The Four Corners region, where Colorado meets Utah, Arizona and New Mexico, is the site of historic ruins, lively towns, vineyards and year-around indoor and outdoor activities and attractions.
The mountains, mesas and canyons of the southwest corner of Colorado have been home to Native American communities for thousands of years. The earliest inhabitants were nomadic. But about 2,000 years ago, the Ancestral Puebloans (Anasazi) occupied the area, and then disappeared about 1,300 years later, leaving many fascinating remnants of their civilization throughout the region.
The Anasazi raised towers and built cities into the cliffs of Mesa Verde, There are thousands of sites in the area. Many are open to the public, and there are local museums and institutions dedicated to exploring and interpreting this culture and archeology.
Mesa Verde National Park provides guides and step-on-tours inside the Park.
Talking Stones Hiking Tours covers ancient archeological sites and rock art panels in the Four Corners area.
Far Out Expeditions runs customized backcountry tours for families, groups, and scientists.

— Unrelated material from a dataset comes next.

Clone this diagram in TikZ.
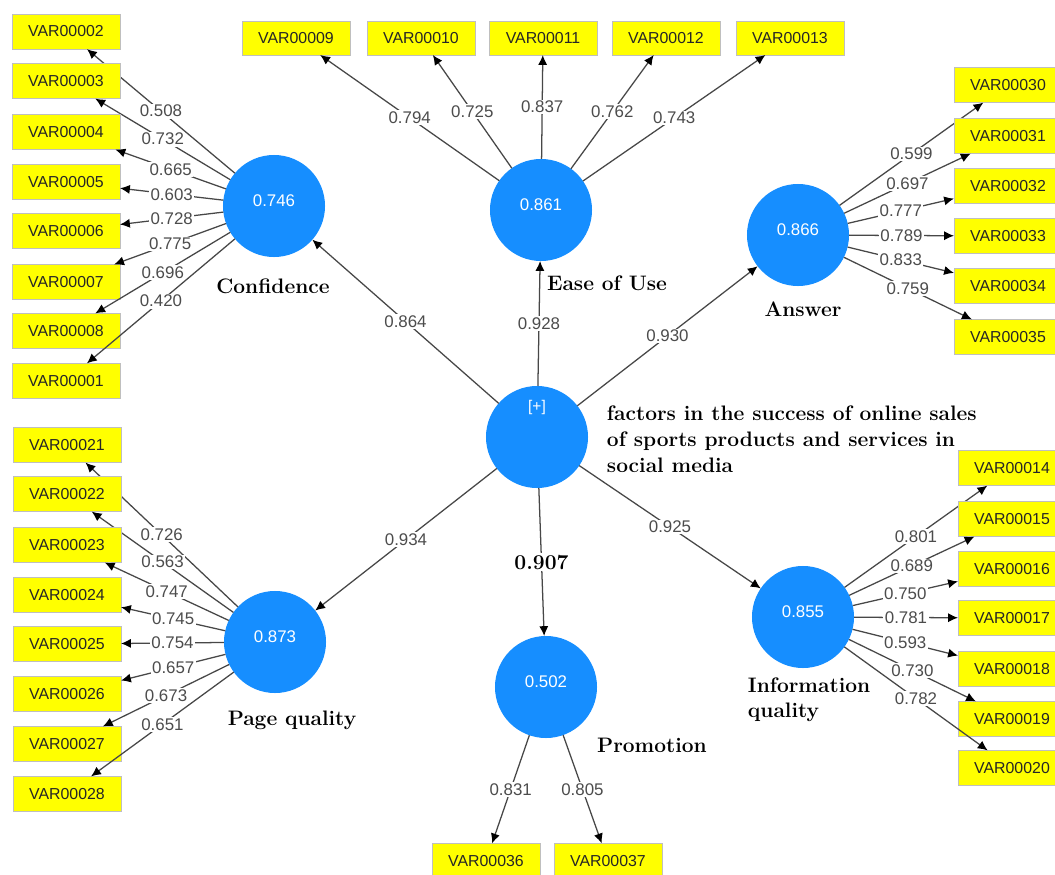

For serious outdoor types, there’s hiking, biking, boating, rafting, horseback riding, hunting, skiing and some of the best trout fishing in the West.

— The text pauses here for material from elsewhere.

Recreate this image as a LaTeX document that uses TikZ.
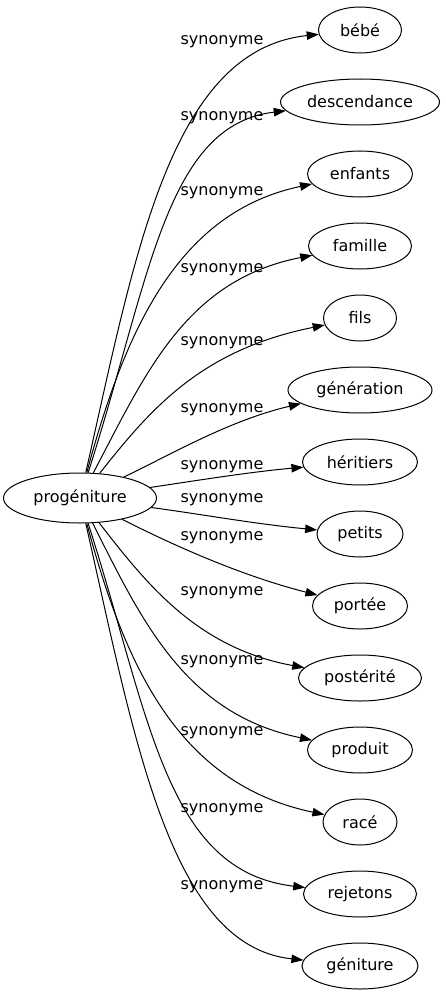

Durangois the gateway city to the Four Corners. Here you’ll find everything you would expect of a world-class resort town – romantic lodging, fine restaurants, specialty shopping with skiing nearby in the winter and great trout streams to fish in the summer.
Cortez is a smaller town farther west, near the entrance to Mesa Verde National Park and the chief archeological area of Colorado. Not far from town, cattle graze and grapes grow along side the ruins of an ancient civilization. The Mc Elmo Valley hosts two award-winning wineries.